As USAID’s POC for the OGP and EITI, Ms. Lewis focuses on devising ways to use these good governance norms and frameworks as roadmaps for USAID assistance. According to Ms. Lewis, a common misconception is that OGP and EITI are primarily “global” in nature. She notes that while these are critical global alliances, the promise of both lies in the fact that the commitments made by government are co-created with citizens and publicly monitored; in that way, she notes that both are in many ways the embodiment of locally led development. She also notes that both frameworks are also about fundamentally changing the way government and citizens work together; about empowering reformers, giving voice to communities, and holding governments to account. This directly supports USAID’s core mission of building countries’ self-reliance and sustainability; a mission that at its core has to address the rule of law and governance dimensions of trust, transparency, and institution building.

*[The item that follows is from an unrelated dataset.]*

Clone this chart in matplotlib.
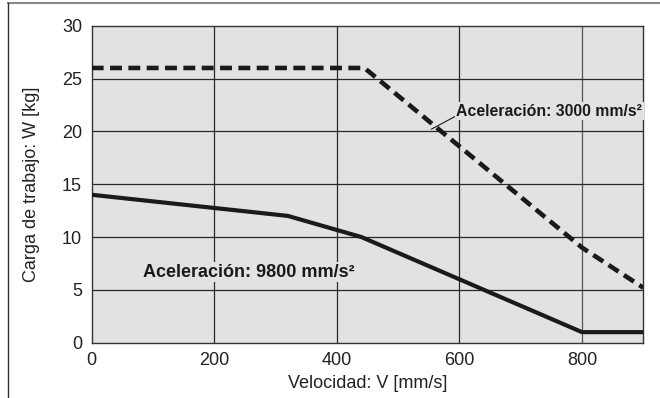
import matplotlib
matplotlib.use("Agg")
import matplotlib.pyplot as plt
from matplotlib.lines import Line2D

plt.rcParams['font.family'] = ['Liberation Sans', 'DejaVu Sans']

# Data
v_3000 = [0, 445, 800, 900]
w_3000 = [26, 26, 9, 5.2]
v_9800 = [0, 320, 440, 800, 900]
w_9800 = [14, 12, 10, 1, 1]
x_ticks = [0, 200, 400, 600, 800]
y_ticks = [0, 5, 10, 15, 20, 25, 30]

W, H = 660, 398
fig = plt.figure(figsize=(W / 100, H / 100), dpi=100)
ax = fig.add_axes([91.7 / W, 1 - 342.7 / H, (643.3 - 91.7) / W, (342.7 - 25.7) / H])
ax.set_facecolor('#e1e2e4')
ax.set_xlim(0, 900)
ax.set_ylim(0, 30)
ax.set_xticks(x_ticks)
ax.set_yticks(y_ticks)
ax.tick_params(length=0, labelsize=13, pad=7, colors='#222222')
for s in ax.spines.values():
    s.set_color('#333333')
    s.set_linewidth(1.0)
for xv in x_ticks[1:]:
    ax.axvline(xv, color='#555555' if xv == 800 else '#2a2a2a', lw=0.9, zorder=1)
for yv in y_ticks[1:-1]:
    ax.axhline(yv, color='#2a2a2a', lw=0.9, zorder=1)

ax.plot(v_9800, w_9800, color='#1a1a1a', lw=3.0, solid_capstyle='butt', zorder=3)
ax.plot(v_3000, w_3000, color='#1a1a1a', lw=3.3, dashes=(2.6, 1.4), dash_capstyle='butt', zorder=3)

ax.annotate('Aceleración: 3000 mm/s²', xy=(554, 20.2), xytext=(595, 21.9),
            fontsize=11.4, fontweight='bold',
            color='#1a1a1a', ha='left', va='center', zorder=4,
            bbox=dict(facecolor='#e1e2e4', edgecolor='none', pad=1),
            arrowprops=dict(arrowstyle='-', color='#1a1a1a', lw=0.8, shrinkA=0, shrinkB=0,
                            relpos=(0, 0.2)))

ax.text(84, 6.65, 'Aceleración: 9800 mm/s²', fontsize=13, fontweight='bold',
        color='#1a1a1a', ha='left', va='center', zorder=4,
        bbox=dict(facecolor='#e1e2e4', edgecolor='none', pad=1))

ax.set_xlabel('Velocidad: V [mm/s]', fontsize=13, color='#222222', labelpad=4)
ax.set_ylabel('Carga de trabajo: W [kg]', fontsize=13, color='#222222', labelpad=16)

# figure frame lines (top and left)
fig.add_artist(Line2D([8 / W, 1], [1 - 3.3 / H, 1 - 3.3 / H], color='#888888', lw=1.5,
                      transform=fig.transFigure))
fig.add_artist(Line2D([8 / W, 8 / W], [0, 1 - 3.3 / H], color='#333333', lw=1.0,
                      transform=fig.transFigure))

fig.savefig('out.png', dpi=100)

She notes that USAID has played a large role in promoting the open government agenda to drive locally-led reform in countries around the world.
JUSTRAC is fortunate to have the support of practitioners like Ms. Lewis, who can speak to a wide variety of justice sector and rule of law reform practitioners approaching these issues from different angles. She herself notes that she appreciates the value JUSTRAC creates by bringing a diverse professional audience into the same room for candid discussion, and JUSTRAC looks forward to continued cooperation with her.